Current research projects
Being Human Festival 2024 (warwick.ac.uk)
Photography and Freedom workshops at Portchester Castle, Saturday 16th November 2024
The prisoner-of-war theatre, Portchester Castle
Since 2013, Kate Astbury has been working with English Heritage at Portchester Castle on the Napoleonic prisoner-of-war theatre. She advised on the reinterpretation of the space when a new permanent exhibition was installed in 2017 and has worked with two theatre companies, Past Pleasures (2017), and Southsea Shakespeare Actors (2022) to stage plays by the prisoners.
A BBC South piece on the performance of the prisoners' melodrama Roseliska in 2017 can be watched on YouTube: Dr Katherine Astbury discusses the lives of Napoleonic prisoners - BBC South Today - YouTube
|Les Murs sont témoins | These Walls Bear Witness|
Kate's research, and that of Abigail Coppins, was used as the basis for a sound installation by internationally renowned artist Elaine Mitchener MBE entitled |Les Murs sont témoins | These Walls Bear Witness| in 2019. Elaine used the names of the Black prisoners of war from the entry registers, extracts from a French prisoner of war play about the Revolution in Haiti and the sounds of Portchester and the Caribbean to give visitors an opportunity to think about what the castle was like at the time the prisoners of war were held there. Elaine's sound installation and in particular its subversion of the French play was the starting point for Kate for a new project with the National Youth Theatre. Elaine was part of the R&D phase of that project.

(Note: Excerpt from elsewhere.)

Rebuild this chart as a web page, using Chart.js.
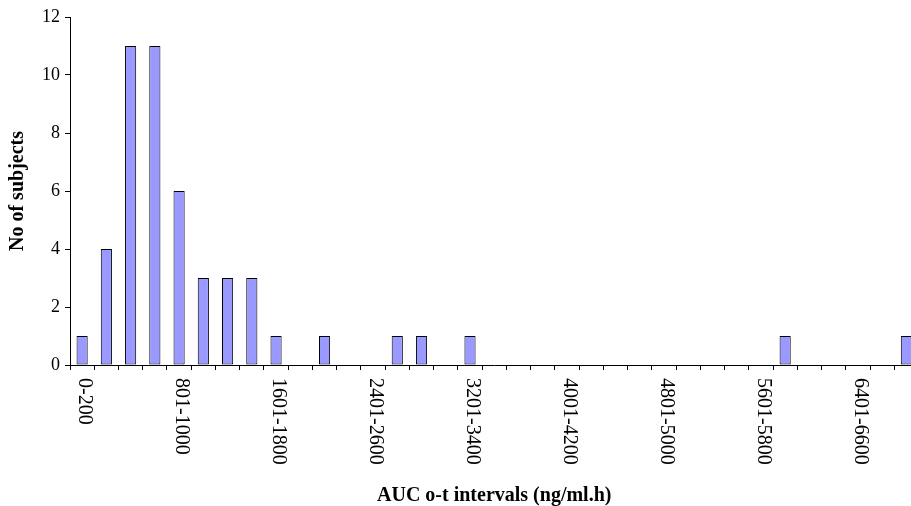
<!DOCTYPE html>
<html>
<head>
<meta charset="utf-8">
<script src="https://cdn.jsdelivr.net/npm/chart.js@4/dist/chart.umd.min.js"></script>
<style>
    html, body { margin: 0; padding: 0; background: #fff; overflow: hidden; }
    #wrap { width: 940px; height: 506px; position: relative; }
</style>
</head>
<body>
<div id="wrap"><canvas id="aucChart"></canvas></div>
<script>
// AUC intervals (ng/ml.h), 200 wide
const intervals = [
    '0-200', '201-400', '401-600', '601-800', '801-1000', '1001-1200', '1201-1400',
    '1401-1600', '1601-1800', '1801-2000', '2001-2200', '2201-2400', '2401-2600',
    '2601-2800', '2801-3000', '3001-3200', '3201-3400', '3401-3600', '3601-3800',
    '3801-4000', '4001-4200', '4201-4400', '4401-4600', '4601-4800', '4801-5000',
    '5001-5200', '5201-5400', '5401-5600', '5601-5800', '5801-6000', '6001-6200',
    '6201-6400', '6401-6600', '6601-6800', '6801-7000'
];

// number of subjects in each interval
const subjects = [
    1, 4, 11, 11, 6, 3, 3, 3, 1, 0, 1, 0, 0, 1, 1, 0, 1, 0,
    0, 0, 0, 0, 0, 0, 0, 0, 0, 0, 0, 1, 0, 0, 0, 0, 1
];

const yTicks = [0, 2, 4, 6, 8, 10, 12];
const labelEvery = 4;

const serif = "'Liberation Serif', 'Times New Roman', serif";

// x labels are written top to bottom, so draw them by hand
const verticalLabels = {
    id: 'verticalLabels',
    afterDraw(chart) {
        const xScale = chart.scales.x;
        const ctx = chart.ctx;
        ctx.save();
        ctx.font = '20px ' + serif;
        ctx.fillStyle = '#000';
        ctx.textAlign = 'left';
        ctx.textBaseline = 'middle';
        intervals.forEach((lab, i) => {
            if (i % labelEvery !== 0) return;
            const x = xScale.getPixelForValue(i) + 2;
            ctx.save();
            ctx.translate(x, xScale.top + 13);
            ctx.rotate(Math.PI / 2);
            ctx.fillText(lab, 0, 0);
            ctx.restore();
        });
        ctx.restore();
    }
};

const ctx = document.getElementById('aucChart').getContext('2d');
new Chart(ctx, {
    type: 'bar',
    data: {
        labels: intervals,
        datasets: [{
            label: 'No of subjects',
            data: subjects,
            backgroundColor: '#9999FF',
            borderColor: '#000000',
            borderWidth: 1,
            borderSkipped: false,
            barPercentage: 0.46,
            categoryPercentage: 1
        }]
    },
    options: {
        responsive: true,
        maintainAspectRatio: false,
        animation: false,
        layout: {
            padding: { top: 17, right: 21.5, bottom: 0, left: 0 }
        },
        plugins: {
            legend: { display: false },
            tooltip: { enabled: false }
        },
        scales: {
            x: {
                offset: true,
                grid: {
                    offset: true,
                    drawOnChartArea: false,
                    color: '#000',
                    tickLength: 5,
                    tickColor: '#000'
                },
                border: { color: '#000', width: 1 },
                ticks: {
                    autoSkip: false,
                    maxRotation: 0,
                    callback: () => ''
                },
                title: {
                    display: true,
                    text: 'AUC o-t intervals (ng/ml.h)',
                    color: '#000',
                    font: { family: serif, size: 20, weight: 'bold', lineHeight: 1 },
                    padding: { top: 0, bottom: 0 }
                },
                afterFit(scale) { scale.height = 141; }
            },
            y: {
                min: 0,
                max: 12,
                afterBuildTicks(scale) {
                    scale.ticks = yTicks.map(v => ({ value: v }));
                },
                grid: {
                    drawOnChartArea: false,
                    color: '#000',
                    tickLength: 5,
                    tickColor: '#000'
                },
                border: { color: '#000', width: 1 },
                ticks: {
                    color: '#000',
                    padding: 5,
                    font: { family: serif, size: 18 }
                },
                title: {
                    display: true,
                    text: 'No of subjects',
                    color: '#000',
                    font: { family: serif, size: 20, weight: 'bold', lineHeight: 1 },
                    padding: { top: 8, bottom: 0 }
                },
                afterFit(scale) { scale.width = 70; }
            }
        }
    },
    plugins: [verticalLabels]
});
</script>
</body>
</html>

A Warwick Arts Faculty at home video recorded by Kate Astbury about the project with the National Youth Theatre can be seen here: Film 26: Freedom and Revolution - YouTube
The Caribbean prisoners of war at Portchester Castle
Since 2002, Abigail Coppins, currently a PhD student being supervised by Kate Astbury, has been painstakingly uncovering details of the lives of the 2500 prisoners of war from the Caribbean brought to the UK during the French Revolutionary wars. Abigail is a public historian and archaeologist who has worked as a curator and researcher for English Heritage and has produced exhibitions at Portchester Castle and Stonehenge. She co-curated the award-winning permanent exhibition at Portchester Castle about the Black prisoners of war (2017) and her work was the basis for a sound installation in the keep by internationally renowned artist Elaine Mitchener MBE entitled |Les Murs sont témoins | These Walls Bear Witness| which brought together her research into the Caribbean prisoners and Kate Astbury's research into the prisoner-of-war theatre of the Napoleonic period (2019).
The Ancestors
Kate and Abigail's research underpinned a collaboration with the English Heritage Shout out Loud and the National Youth Theatre, with funding from the AHRC. The Freedom and Revolution project culminated in a Google arts series of monologues from the R&D phase (see here: The Ancestors: Telling the Story of Freedom and Revolution — Google Arts & Culture ) and an on-site staging of a new play about the women revolutionaries of St Lucia and St Vincent brought to Britain as prisoners of war in 1796,
The Ancestors, by Lakesha Arie Angelo (2021) was published by Methuen and a screening of the play has toured the UK. The trailer can be seen here: https://vimeo.com/783688140/43c825259aLink opens in a new window
The World Reimagined
Abigail's research also provided the inspiration for a globe made by artist Fiona Compton to mark the launch of the World Reimagined charity. The prisoners from the Caribbean are commemorated on a globe that went on display in Hackney from 13th August 2022.
French theatre of the Consulate 1799-1804
Paola Perazzolo has been working with Kate Astbury with funding from the EU's Horizon 2020 Marie Curie fellowship scheme to prepare a calendar of performances for Paris for the early year's of Napoleon's time in power. You can read more here: Theatre of the Revolution and Empire (warwick.ac.uk)
Revolutionary Vincentians
For the last 3 years, Kate has been co-producing research with SV2G) St Vincent and the Grenadines Second Generation, upskilling members to tell the story of St Vincent in the late 18th century. A banner exhibition will go on tour shortly and a website to share documents from the archives is under construction. You can see a video of the initial benefits of their collaboration here: Why Collaborate: Part One (youtube.com)
During the summer of 2024, Kate hosted 3 teachers from St Vincent and the Grenadines and Jacqueline Roberts from SV2G to co-develop teaching resources to be used in the Caribbean to explore the story of the Revolutionary wars.
War and Resistance in the Caribbean: the monuments at St Paul's cathedral
Since July 2023, Kate has been working on a collaborative project at St Paul's cathedral with members of SV2G to shift the focus away from the British military to the local populations in the Caribbean when telling the story of the Revolutionary wars between Britain and France.